Historians suspect that this region was one of the first to be settled in Europe. Strong evidence of human activity during the Neolithic periods confirm this theory, including several archaeological sites open to visitors. Due to its close proximity to Greece, the region was heavily influenced by Greek culture during antiquity. The area would next be ruled by the Romans and played critical roles in the formation of the Eastern Roman Empire.
Southeastern Europe would go on to enjoy relative prosperity through most of the Middle Ages, due largely to its association with Istanbul and the Byzantine Empire. Throughout antiquity and the Middle Ages, various parts of Southeastern Europe were captured, while others remained independent. The status of any particular state was liable to change hands quite often, resulting in complex mixtures of historical and cultural elements from a number of neighbouring civilizations. During the 20th century, Southeastern Europe was heavily involved in both world wars. Following the communist victory in World War II, much of Southeastern Europe became unified as Yugoslavia. While Yugoslavia would go on to dissolve in the early 90’s, the effects of communism and the ethnically oriented conflicts referred to as the Yugoslav wars are still felt upon the region.
Today, Southeastern Europe largely practices democracy. Culturally, the region offers a unique mixture of Eastern and Western influences; this is particularly evident in the Orthodox Christian facilities that dot the region. The region is also coming up in the world of sports, with several countries participating in international events like the Olympics or the FIFA World Cup.
Beautiful Religious Structures
As previously mentioned, the region of Southeastern Europe is well known for its multitudes of religious structures. Because Southeastern Europe has received consistent pressures from other religions and mostly follows the Orthodox Christianity, the churches possess a distinct feel that differs significantly from Europe’s traditional Catholic and Protestant churches.
Though the region does not contain any cities comparable in size to the metropolises of Western Europe, the major cities of Southeastern Europe are definitely worth visiting. In particular, we’d recommend spending a few days investigating the Romanian capital Bucharest. The city is well known for its architectural diversity, and a stroll through the streets of this lovely city will reveal buildings from the classical, communist, and modern eras. Furthermore, the nightlife and shopping found in Bucharest go unrivalled in Southeastern Europe.

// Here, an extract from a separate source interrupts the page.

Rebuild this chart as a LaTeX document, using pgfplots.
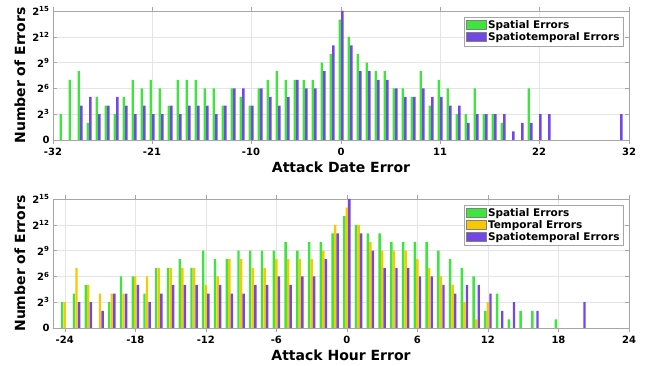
\documentclass[border=0pt]{standalone}
\usepackage{pgfplots}
\pgfplotsset{compat=1.18}
\usepackage{fontspec}
\setmainfont{DejaVu Sans}
\definecolor{sgreen}{RGB}{60,230,60}
\definecolor{syellow}{RGB}{250,200,0}
\definecolor{spurple}{RGB}{115,70,230}
\begin{document}
\begin{tikzpicture}[x=1pt,y=1pt]
\path[use as bounding box] (0,0) rectangle (652,366);
\pgfplotsset{
 myax/.style={
  scale only axis, width=576pt, height=129pt,
  ymin=0, ymax=15, ytick={0,3,6,9,12,15},
  yticklabels={0,2\textsuperscript{3},2\textsuperscript{6},2\textsuperscript{9},2\textsuperscript{12},2\textsuperscript{15}},
  tick label style={font=\bfseries\fontsize{10}{12}\selectfont},
  label style={font=\bfseries\fontsize{14}{16}\selectfont},
  grid=major, major grid style={gray!20},
  axis line style={gray!70}, tick style={gray!70},
  tick align=inside,
  ylabel={Number of Errors},
  legend style={font=\bfseries\fontsize{10.5}{12}\selectfont, draw=gray!70, inner sep=1.5pt, row sep=-1.5pt, legend cell align=left, at={(rel axis cs:0.99,0.953)}, anchor=north east},
 },
 limg/.style={legend image code/.code={\draw[##1, draw=gray, line width=0.5pt] (0pt,-4pt) rectangle (20pt,5pt);}},
 gbar/.style={draw=none, fill=sgreen},
 ybarst/.style={draw=none, fill=syellow},
 pbar/.style={draw=none, fill=spurple},
}
\begin{axis}[myax, at={(53pt,226pt)}, anchor=south west,
  xmin=-32, xmax=32, xtick={-32,-21,-10,0,11,22,32},
  xticklabels={-32,-21,-10,0,11,22,32},
  xlabel={Attack Date Error},
  ybar=0.2pt, bar width=2.4pt, limg]
\addplot[gbar] coordinates {(-31,3) (-30,7) (-29,8) (-28,2) (-27,5) (-26,4) (-25,3) (-24,5) (-23,7) (-22,6) (-21,7) (-20,6) (-19,4) (-18,7) (-17,7) (-16,7) (-15,6) (-14,6) (-13,4) (-12,6) (-11,5) (-10,4) (-9,6) (-8,7) (-7,8) (-6,7) (-5,7) (-4,7) (-3,7) (-2,9) (-1,10) (0,14) (1,12) (2,10) (3,9) (4,8) (5,8) (6,6) (7,6) (8,5) (9,8) (10,4) (11,7) (12,6) (13,3) (14,3) (15,6) (16,3) (17,3) (18,2) (21,6)};
\addlegendentry{Spatial Errors}
\addplot[pbar] coordinates {(-29,4) (-28,5) (-27,3) (-26,4) (-25,5) (-24,4) (-23,3) (-22,4) (-21,3) (-20,3) (-19,4) (-18,3) (-17,4) (-16,4) (-15,4) (-14,3) (-13,4) (-12,6) (-11,6) (-10,4) (-9,6) (-8,5) (-7,4) (-6,5) (-5,7) (-4,6) (-3,6) (-2,8) (-1,11) (0,15) (1,11) (2,8) (3,8) (4,7) (5,7) (6,6) (7,5) (8,5) (9,6) (10,5) (11,5) (12,4) (13,4) (14,2) (15,3) (16,3) (17,3) (18,3) (19,1) (20,2) (21,2) (22,3) (23,3) (31,3)};
\addlegendentry{Spatiotemporal Errors}
\end{axis}
\begin{axis}[myax, at={(53pt,38pt)}, anchor=south west,
  xmin=-25, xmax=24, xtick={-24,-18,-12,-6,0,6,12,18,24},
  xticklabels={-24,-18,-12,-6,0,6,12,18,24},
  xlabel={Attack Hour Error},
  ybar=0.15pt, bar width=2.4pt, limg]
\addplot[gbar] coordinates {(-24,3) (-23,4) (-22,5) (-20,3) (-19,6) (-18,6) (-17,4) (-16,7) (-15,7) (-14,8) (-13,7) (-12,9) (-11,8) (-10,8) (-9,9) (-8,9) (-7,9) (-6,9) (-5,10) (-4,9) (-3,10) (-2,10) (-1,11) (0,13) (1,12) (2,11) (3,11) (4,10) (5,10) (6,10) (7,10) (8,9) (9,8) (10,7) (11,6) (12,2) (13,4) (14,1) (15,2) (16,2) (18,1)};
\addlegendentry{Spatial Errors}
\addplot[ybarst] coordinates {(-24,3) (-23,7) (-22,5) (-21,4) (-20,4) (-19,4) (-18,6) (-17,6) (-16,7) (-15,7) (-14,7) (-13,7) (-12,5) (-11,6) (-10,8) (-9,8) (-8,7) (-7,7) (-6,8) (-5,8) (-4,8) (-3,8) (-2,9) (-1,12) (0,14) (1,12) (2,10) (3,9) (4,9) (5,9) (6,8) (7,7) (8,6) (9,5) (10,3) (11,1) (12,3)};
\addlegendentry{Temporal Errors}
\addplot[pbar] coordinates {(-23,3) (-22,3) (-21,2) (-20,4) (-19,4) (-18,5) (-17,3) (-16,4) (-15,5) (-14,5) (-13,5) (-12,4) (-11,5) (-10,4) (-9,4) (-8,5) (-7,5) (-6,6) (-5,5) (-4,6) (-3,6) (-2,8) (-1,11) (0,15) (1,11) (2,9) (3,7) (4,7) (5,7) (6,6) (7,6) (8,5) (9,4) (10,5) (11,5) (12,4) (13,2) (14,3) (16,2) (20,3)};
\addlegendentry{Spatiotemporal Errors}
\end{axis}
\end{tikzpicture}
\end{document}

Much like the other portions of Southeastern European culture, the food in this area represents a mix of Eastern and Western influences. While its not uncommon to find traditional Mediterranean dishes, one can just as easily sample a variety of Oriental foods. Often times, the two traditions are combined; for instance, seafood seasoned with Oriental spices is a relatively common dish in the region. The region is also well known for trapping, and wild game is available in most eateries. Of course, the region has experienced the effects of globalization, making it quite easy to find nontraditional foods as well.
Southeastern Europe is home to a relatively diverse number of animals. The larger mammals of the region are often of interest to tourists, and one can expect to find deer, marmot, and ibex. The region is more forested than much of the rest of Europe, which has led to its reputation as one of Europe’s best destinations for ecotourism.